Back to the calculations. At 4 acres of solar panels to generate a megawatt-hour and 4 hours of power generation time a day, a 1 MW solar farm would generate 4 MWh of power over 4 acres every day. At 110,000 megawatt-hours of power needed a day to power America, we would need about 110,000 acres of solar farm. 110,000 acres? That sounds huge, that’s more land than the entire Mojave desert.

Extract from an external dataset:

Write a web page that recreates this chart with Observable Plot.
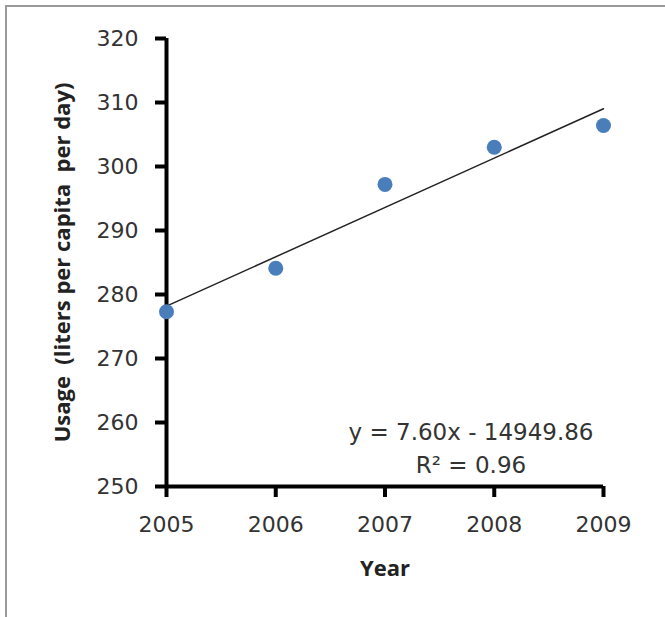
<!DOCTYPE html>
<html>
<head>
<meta charset="utf-8">
<script src="https://cdn.jsdelivr.net/npm/d3@7"></script>
<script src="https://cdn.jsdelivr.net/npm/@observablehq/plot@0.6"></script>
<style>
  html, body { margin: 0; padding: 0; background: #fff; }
  #wrap { position: relative; width: 665px; height: 617px; overflow: hidden; }
  #frame { position: absolute; left: 5px; top: 5px; right: -10px; bottom: -10px;
           border-top: 2px solid #9a9a9a; border-left: 2px solid #9a9a9a; pointer-events: none; }
</style>
</head>
<body>
<div id="wrap"><div id="frame"></div></div>
<script>
const years = [2005, 2006, 2007, 2008, 2009];
const usage = [277.3, 284.1, 297.2, 303.0, 306.4];
const yTicks = [250, 260, 270, 280, 290, 300, 310, 320];
const xTicks = [2005, 2006, 2007, 2008, 2009];
const yLabel = "Usage  (liters per capita  per day)";
const xLabel = "Year";
const equation = "y = 7.60x - 14949.86";
const r2 = "R² = 0.96";

const data = years.map((y, i) => ({year: y, usage: usage[i]}));

const chart = Plot.plot({
  width: 665,
  height: 617,
  marginLeft: 166,
  marginRight: 62,
  marginTop: 38,
  marginBottom: 131,
  style: {fontFamily: "'DejaVu Sans', sans-serif", fontSize: "22px", color: "#333", background: "transparent"},
  x: {domain: [2005, 2009]},
  y: {domain: [250, 320]},
  marks: [
    Plot.axisY({ticks: yTicks, tickSize: 11, tickPadding: 17, strokeWidth: 4, stroke: "#000", tickFormat: d => String(d), label: null, fill: "#333"}),
    Plot.axisX({ticks: xTicks, tickSize: 11, tickPadding: 19, strokeWidth: 4, stroke: "#000", tickFormat: d => String(d), label: null, fill: "#333"}),
    Plot.ruleX([2005], {stroke: "#000", strokeWidth: 4}),
    Plot.ruleY([250], {stroke: "#000", strokeWidth: 4}),
    Plot.linearRegressionY(data, {x: "year", y: "usage", stroke: "#222", strokeWidth: 1.5, ci: 0}),
    Plot.dot(data, {x: "year", y: "usage", r: 7.5, fill: "#4a7ebb", stroke: "none"}),
    Plot.text([yLabel], {frameAnchor: "left", dx: -104, rotate: -90, textAnchor: "middle", lineAnchor: "middle", fontFamily: "'Open Sans', sans-serif", fontWeight: "bold", fontSize: 22, fill: "#222"}),
    Plot.text([xLabel], {frameAnchor: "bottom", dy: 82, lineAnchor: "middle", fontFamily: "'Open Sans', sans-serif", fontWeight: "bold", fontSize: 22, fill: "#222"}),
    Plot.text([equation], {frameAnchor: "bottom", dx: 86, dy: -54, lineAnchor: "middle", fontSize: 23, fill: "#333"}),
    Plot.text([r2], {frameAnchor: "bottom", dx: 86, dy: -21, lineAnchor: "middle", fontSize: 23, fill: "#333"})
  ]
});
document.getElementById("wrap").prepend(chart);
</script>
</body>
</html>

It’s not as daunting as it sounds, there are 1.9 billion acres in the continental United States, and 110,000 acres is only slightly more than 0.5 percent of the total land of the continental US."""
 
tokenized = word_tokenize(text)
tagged = nltk.pos_tag(tokenized)
for tag in tagged:
    print(tag)

Once we’re done, we simply run this in a terminal and we should see an output like the following.

Parts of Speech Tagging Results – NLTK

You can compare and see that NLTK and spaCy have pretty much the same tagging at the tag level.